When there is strong resonance interaction between a substituent group and the reaction site, deviations from a Hammett equation plot may occur. For example, the acidity of phenols or anilinium cations is enhanced by para-nitro, cyano and carbonyl substituents to a greater degree than predicted by their σ values. Likewise, electron donating para-substituents such as NH2 and OR facilitate benzyl cation formation to an exceptional degree. These deviations have led to the formulation of specialized σ constants ( e.g. σ - and σ+ among others ) for specific applications. These will not be discussed here.
Since the substituent constants are a logarithmic function of benzoic acid Kas, the previous log-log plot of ethyl benzoate hydrolysis rates can be reproduced as a plot of rates against σ. Such a plot is shown below, and the slope of the best fitting correlation line is a characteristic of the specific reaction (and its conditions) for which rate or equilibrium data has been determined. Hammett called this slope the reaction constant, ρ.
Reaction constants for a large group of reactions involving substituted benzyl or benzoyl functions have been measured. Since the acidity of benzoic acids serves as a reference, the ρ for this reaction is 1.00. Some additional reaction constants are listed in the following table.
Equilibrium or Rate
The following diagram shows rate or equilibrium plots against σ for three different reactions. The slope of each best-fit line provides the ρ for that reaction. These relationships have been consolidated by a simple mathematical formula, known as the Hammett Equation. If the ρ and Ko (or ko) of a reaction are known, then the K (or k) for a substituted analog is easily calculated from the σ for the substituent.

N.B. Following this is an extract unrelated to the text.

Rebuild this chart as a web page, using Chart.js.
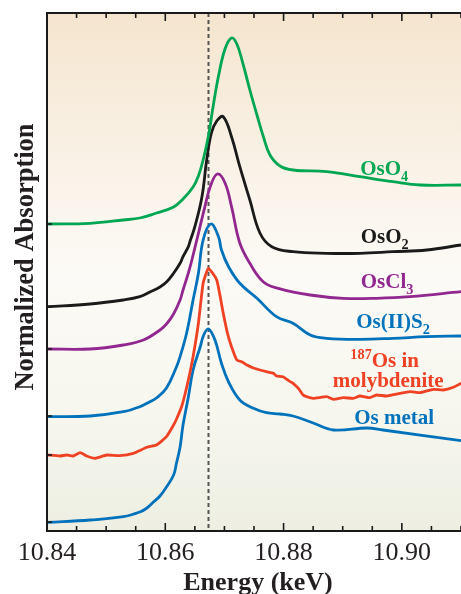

log(K/Ko) or log(k/ko) = σ ρ
Reaction constants are useful indicators of the electron demands at the reaction site. Anilinium ion acidity, shown by the green line above, has a large positive ρ, indicating enhancement by electron withdrawing substituents. Phenolate anion alkylation, shown by the blue plot has a moderate negative ρ and is retarded by electron withdrawing substituents, but accelerated by electron donation. A ρ near zero, as in the acid-catalyzed benzamide hydrolysis reported in the table, indicates a reaction that is relatively insensitive to meta or para ring substitution.
Care must be taken to recognize all reaction variables, since ρ values are sensitive to both solvent and temperature changes. Thus, the ρ for anilinium acidity increases from 2.77 in pure water to 3.57 in 70% aqueous dioxane, both at 25 ºC. Saponification of ethyl benzoate in 85% ethanol at 25 ºC has a ρ = 2.54, which drops to 2.32 at 50 ºC in the same solvent. Interestingly, acid-catalyzed hydrolysis of this ester in 60% acetone at 100 ºC has a rather small ρ = 0.11, similar to that for acid-catalyzed benzamide hydrolysis. Base-catalyzed benzamide hydrolysis in water at 100 ºC has a ρ = 1.1. The near zero ρ for acid-catalyzed ester and amide hydrolysis probably reflects the intermediacy of a conjugate acid species, the concentration of which would be increased by para-electron donating substituents.